▶ **DATA SHOWN**:
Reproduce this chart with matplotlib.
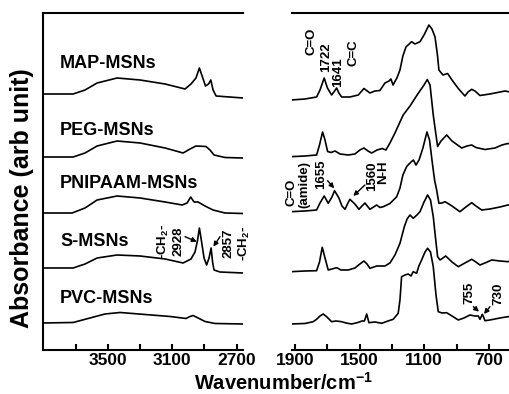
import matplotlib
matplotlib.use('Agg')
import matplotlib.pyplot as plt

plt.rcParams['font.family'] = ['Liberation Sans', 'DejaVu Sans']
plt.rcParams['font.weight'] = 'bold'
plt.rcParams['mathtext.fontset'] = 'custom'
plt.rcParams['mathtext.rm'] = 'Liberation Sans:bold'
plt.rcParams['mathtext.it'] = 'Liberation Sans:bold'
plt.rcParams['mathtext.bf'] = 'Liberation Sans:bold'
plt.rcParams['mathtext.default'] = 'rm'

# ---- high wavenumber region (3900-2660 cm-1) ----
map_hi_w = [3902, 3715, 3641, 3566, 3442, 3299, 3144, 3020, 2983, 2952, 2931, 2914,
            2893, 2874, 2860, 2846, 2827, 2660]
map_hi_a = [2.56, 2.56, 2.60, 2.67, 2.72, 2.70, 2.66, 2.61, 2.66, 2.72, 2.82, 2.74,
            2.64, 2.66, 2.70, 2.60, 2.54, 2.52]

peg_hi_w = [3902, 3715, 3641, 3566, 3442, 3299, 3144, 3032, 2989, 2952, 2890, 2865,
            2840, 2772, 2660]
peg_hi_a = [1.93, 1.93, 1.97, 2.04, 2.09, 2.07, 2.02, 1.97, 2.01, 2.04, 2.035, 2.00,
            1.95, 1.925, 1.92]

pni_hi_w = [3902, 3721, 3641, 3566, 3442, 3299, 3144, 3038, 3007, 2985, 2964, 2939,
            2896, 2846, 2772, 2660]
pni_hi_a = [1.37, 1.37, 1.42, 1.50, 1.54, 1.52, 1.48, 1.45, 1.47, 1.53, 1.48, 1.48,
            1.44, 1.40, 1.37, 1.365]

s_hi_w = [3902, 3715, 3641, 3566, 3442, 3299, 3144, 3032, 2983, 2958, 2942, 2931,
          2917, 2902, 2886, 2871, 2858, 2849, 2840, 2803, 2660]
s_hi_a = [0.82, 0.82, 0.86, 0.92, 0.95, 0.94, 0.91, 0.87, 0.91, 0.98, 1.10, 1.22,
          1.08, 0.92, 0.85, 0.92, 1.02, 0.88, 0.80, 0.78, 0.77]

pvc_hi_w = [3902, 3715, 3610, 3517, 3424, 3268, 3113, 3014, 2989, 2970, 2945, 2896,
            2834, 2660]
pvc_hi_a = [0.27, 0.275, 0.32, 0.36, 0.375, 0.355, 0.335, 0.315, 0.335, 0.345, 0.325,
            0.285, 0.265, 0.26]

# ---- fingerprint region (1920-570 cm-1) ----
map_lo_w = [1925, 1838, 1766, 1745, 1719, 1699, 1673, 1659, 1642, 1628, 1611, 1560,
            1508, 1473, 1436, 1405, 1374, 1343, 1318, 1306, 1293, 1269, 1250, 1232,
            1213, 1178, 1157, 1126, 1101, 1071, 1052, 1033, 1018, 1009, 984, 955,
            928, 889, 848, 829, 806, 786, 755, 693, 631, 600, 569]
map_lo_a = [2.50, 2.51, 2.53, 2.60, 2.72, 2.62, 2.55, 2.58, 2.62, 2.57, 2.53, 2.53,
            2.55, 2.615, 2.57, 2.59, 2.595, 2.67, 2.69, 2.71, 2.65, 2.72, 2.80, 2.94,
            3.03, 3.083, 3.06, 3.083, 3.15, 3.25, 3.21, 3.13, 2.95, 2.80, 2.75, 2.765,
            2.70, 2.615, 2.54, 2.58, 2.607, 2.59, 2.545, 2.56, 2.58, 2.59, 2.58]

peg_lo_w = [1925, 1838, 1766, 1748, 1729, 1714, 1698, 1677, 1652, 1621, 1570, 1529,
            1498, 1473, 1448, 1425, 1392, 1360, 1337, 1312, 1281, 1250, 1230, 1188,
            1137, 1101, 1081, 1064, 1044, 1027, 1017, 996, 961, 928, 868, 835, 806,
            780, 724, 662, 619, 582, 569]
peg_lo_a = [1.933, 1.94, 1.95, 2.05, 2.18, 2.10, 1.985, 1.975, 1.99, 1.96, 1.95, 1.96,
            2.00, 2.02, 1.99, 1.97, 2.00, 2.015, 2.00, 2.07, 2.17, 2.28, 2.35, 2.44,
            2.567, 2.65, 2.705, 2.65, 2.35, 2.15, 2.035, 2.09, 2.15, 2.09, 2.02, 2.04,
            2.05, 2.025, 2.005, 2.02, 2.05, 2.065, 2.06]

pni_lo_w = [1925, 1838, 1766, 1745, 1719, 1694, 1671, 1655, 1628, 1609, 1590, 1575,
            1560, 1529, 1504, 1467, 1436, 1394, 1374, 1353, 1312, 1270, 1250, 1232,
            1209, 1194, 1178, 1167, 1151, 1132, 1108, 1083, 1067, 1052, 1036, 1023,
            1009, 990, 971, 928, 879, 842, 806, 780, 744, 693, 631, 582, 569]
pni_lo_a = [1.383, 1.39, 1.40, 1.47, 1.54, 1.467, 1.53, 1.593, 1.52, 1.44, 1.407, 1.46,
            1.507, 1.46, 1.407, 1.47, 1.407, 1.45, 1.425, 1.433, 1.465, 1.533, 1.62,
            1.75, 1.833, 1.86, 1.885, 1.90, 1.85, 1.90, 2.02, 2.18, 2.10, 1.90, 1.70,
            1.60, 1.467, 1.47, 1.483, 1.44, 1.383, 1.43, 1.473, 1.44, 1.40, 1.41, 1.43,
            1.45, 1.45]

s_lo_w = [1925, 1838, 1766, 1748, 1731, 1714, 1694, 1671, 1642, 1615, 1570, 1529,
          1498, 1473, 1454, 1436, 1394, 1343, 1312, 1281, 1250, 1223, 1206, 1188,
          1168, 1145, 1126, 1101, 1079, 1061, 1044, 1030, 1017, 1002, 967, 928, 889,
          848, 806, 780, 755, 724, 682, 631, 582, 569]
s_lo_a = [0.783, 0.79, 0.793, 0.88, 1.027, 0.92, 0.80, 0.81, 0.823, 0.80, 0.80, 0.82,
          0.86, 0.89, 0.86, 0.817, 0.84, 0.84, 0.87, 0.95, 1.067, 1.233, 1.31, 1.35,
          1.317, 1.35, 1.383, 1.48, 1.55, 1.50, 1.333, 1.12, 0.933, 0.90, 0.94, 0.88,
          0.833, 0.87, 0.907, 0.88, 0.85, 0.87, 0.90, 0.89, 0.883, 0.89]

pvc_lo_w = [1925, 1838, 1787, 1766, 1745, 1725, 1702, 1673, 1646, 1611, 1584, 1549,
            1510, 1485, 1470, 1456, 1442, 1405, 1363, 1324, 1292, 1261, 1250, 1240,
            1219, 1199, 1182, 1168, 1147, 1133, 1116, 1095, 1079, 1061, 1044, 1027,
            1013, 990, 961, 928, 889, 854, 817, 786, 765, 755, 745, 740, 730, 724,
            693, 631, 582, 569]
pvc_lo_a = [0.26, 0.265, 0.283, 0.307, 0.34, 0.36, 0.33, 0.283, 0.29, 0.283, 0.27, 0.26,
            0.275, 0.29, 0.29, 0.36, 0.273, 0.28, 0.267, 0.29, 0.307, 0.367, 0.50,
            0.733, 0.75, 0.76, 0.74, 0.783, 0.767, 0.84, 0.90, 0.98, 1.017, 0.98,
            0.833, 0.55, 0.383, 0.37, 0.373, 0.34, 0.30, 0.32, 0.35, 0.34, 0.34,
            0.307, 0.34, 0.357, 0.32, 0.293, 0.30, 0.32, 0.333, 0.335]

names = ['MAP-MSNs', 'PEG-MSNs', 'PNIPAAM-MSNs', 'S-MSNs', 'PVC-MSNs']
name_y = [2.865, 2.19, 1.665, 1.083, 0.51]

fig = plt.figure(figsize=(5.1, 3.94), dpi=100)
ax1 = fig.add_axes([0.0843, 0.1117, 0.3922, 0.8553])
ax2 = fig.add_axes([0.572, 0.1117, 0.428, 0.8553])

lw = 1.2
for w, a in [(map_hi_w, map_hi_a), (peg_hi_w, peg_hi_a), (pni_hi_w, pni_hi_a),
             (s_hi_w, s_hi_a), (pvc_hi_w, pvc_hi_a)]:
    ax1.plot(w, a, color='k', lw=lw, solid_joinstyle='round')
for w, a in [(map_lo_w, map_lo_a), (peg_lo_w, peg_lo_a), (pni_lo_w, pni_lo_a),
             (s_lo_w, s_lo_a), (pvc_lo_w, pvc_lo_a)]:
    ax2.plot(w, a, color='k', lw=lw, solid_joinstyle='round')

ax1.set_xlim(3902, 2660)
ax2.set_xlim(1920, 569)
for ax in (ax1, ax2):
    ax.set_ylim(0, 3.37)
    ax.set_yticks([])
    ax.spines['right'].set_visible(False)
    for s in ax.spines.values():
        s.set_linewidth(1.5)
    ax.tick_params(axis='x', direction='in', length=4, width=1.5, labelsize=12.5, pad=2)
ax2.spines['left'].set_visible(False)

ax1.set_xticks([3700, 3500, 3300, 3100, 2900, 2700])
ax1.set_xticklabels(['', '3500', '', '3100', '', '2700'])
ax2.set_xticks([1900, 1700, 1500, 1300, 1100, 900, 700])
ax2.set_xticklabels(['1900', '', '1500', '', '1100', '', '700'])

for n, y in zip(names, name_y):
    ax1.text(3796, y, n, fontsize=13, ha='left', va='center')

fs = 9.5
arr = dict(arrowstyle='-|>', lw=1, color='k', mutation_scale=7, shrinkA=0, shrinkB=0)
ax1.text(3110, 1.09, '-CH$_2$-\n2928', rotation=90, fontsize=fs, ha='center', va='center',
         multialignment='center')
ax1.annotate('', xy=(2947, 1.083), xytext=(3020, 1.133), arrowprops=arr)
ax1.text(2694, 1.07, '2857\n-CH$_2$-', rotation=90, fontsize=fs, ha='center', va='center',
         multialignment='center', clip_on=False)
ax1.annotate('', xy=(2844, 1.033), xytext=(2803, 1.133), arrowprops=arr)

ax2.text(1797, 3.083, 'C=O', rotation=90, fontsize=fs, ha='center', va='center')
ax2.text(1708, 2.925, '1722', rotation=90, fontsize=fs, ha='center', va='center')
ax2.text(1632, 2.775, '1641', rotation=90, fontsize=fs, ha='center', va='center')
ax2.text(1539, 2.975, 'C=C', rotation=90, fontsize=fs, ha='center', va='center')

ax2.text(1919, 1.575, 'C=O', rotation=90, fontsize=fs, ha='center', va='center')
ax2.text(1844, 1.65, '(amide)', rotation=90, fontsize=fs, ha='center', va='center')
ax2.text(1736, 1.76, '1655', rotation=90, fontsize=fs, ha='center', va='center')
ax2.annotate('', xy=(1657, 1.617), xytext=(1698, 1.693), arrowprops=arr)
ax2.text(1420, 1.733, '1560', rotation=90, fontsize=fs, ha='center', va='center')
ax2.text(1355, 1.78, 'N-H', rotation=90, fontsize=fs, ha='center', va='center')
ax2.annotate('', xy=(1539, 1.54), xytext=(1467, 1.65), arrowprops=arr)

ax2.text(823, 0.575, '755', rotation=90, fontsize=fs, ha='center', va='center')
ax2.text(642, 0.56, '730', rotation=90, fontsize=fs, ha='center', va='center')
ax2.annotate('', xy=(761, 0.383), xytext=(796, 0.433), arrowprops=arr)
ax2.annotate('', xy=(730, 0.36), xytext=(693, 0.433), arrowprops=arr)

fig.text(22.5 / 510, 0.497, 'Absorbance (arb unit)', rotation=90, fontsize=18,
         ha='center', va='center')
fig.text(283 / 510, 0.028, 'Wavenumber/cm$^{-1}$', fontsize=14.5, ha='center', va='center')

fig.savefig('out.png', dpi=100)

▶ **WHAT YOU ARE ASKED TO DO**: Repeat only the lines between the start of the data and the line with "import matplotlib.pyplot as plt", including those two lines, and skip the pictures.

▶ **EXERCISE OUTPUT**:
Reproduce this chart with matplotlib.
import matplotlib
matplotlib.use('Agg')
import matplotlib.pyplot as plt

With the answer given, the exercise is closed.